Publié le 06 avril 2011 par Marjoriem

A tous ceux qui se demandent pourquoi aller en Afrique, je réponds par ce bel extrait d’un poème d’Aimé Césaire. Que découvre-t-on, sur cette terre rouge où vivent « ceux qui n’ont inventé ni la poudre ni la boussole »? Une autre façon de vivre avec la nature « sans la dompter », et de la pitié pour nous autres occidentaux « omniscients et naïfs » dont les « raideurs d’acier transpercent la chaire mystique ».

« ô lumière amicale
ô fraîche source de la lumière

ceux qui n’ont inventé ni la poudre ni la boussole
ceux qui n’ont jamais su dompter la vapeur ni l’électricité
ceux qui n’ont exploré ni les mers ni le ciel
mais ceux sans qui la terre ne serait pas la terre
gibbosité d’autant plus bienfaisante que la terre déserte
davantage la terre
silo où se préserve et mûrit ce que la terre a de plus terre
ma négritude n’est pas une pierre, sa surdité ruée contre la clameur du jour
ma négritude n’est pas une taie d’eau morte sur l’œil mort de la terre
ma négritude n’est ni une tour ni une cathédrale

elle plonge dans la chair rouge du sol
elle plonge dans la chair ardente du ciel
elle troue l’accablement opaque de sa droite patience.

Eia pour le Kaïlcédrat  royal !
Eia pour ceux qui n’ont jamais rien inventé
pour ceux qui n’ont jamais rien exploré
pour ceux qui n’ont jamais rien dompté

mais ils s’abandonnent, saisis, à l’essence de toute chose
ignorants des surfaces mais saisis par le mouvement de toute chose
insoucieux de dompter, mais jouant le jeu du monde
véritablement les fils aînés du monde
poreux à tous les souffles du monde
aire fraternelle de tous les souffles du monde
lit sans drain de toutes les eaux du monde
étincelle du feu sacré du monde
chair de la chair du monde palpitant du mouvement même du monde !
Tiède petit matin de vertus ancestrales

Sang ! Sang ! tout notre sang ému par le cœur mâle du soleil
ceux qui savent la féminité de la lune au corps d’huile
l’exaltation réconciliée de l’antilope et de l’étoile
ceux dont la survie chemine en la germination de l’herbe !

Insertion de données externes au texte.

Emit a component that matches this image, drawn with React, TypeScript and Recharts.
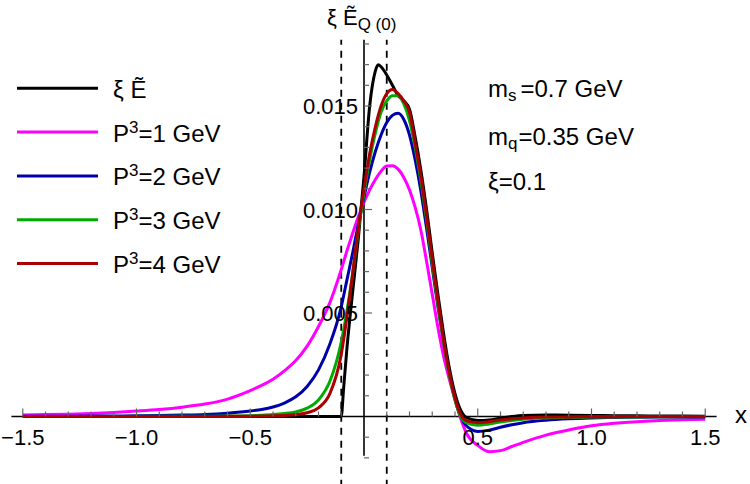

Eia parfait cercle du monde et close concordance !

Écoutez le monde blanc
horriblement las de son effort immense
ses articulations rebelles craquer sous les étoiles dures
ses raideurs d’acier bleu transperçant la chair mystique
écoute ses victoires proditoires trompeter ses défaites
écoute aux alibis grandioses son piètre trébuchement
Pitié pour nos vainqueurs omniscients et naïfs !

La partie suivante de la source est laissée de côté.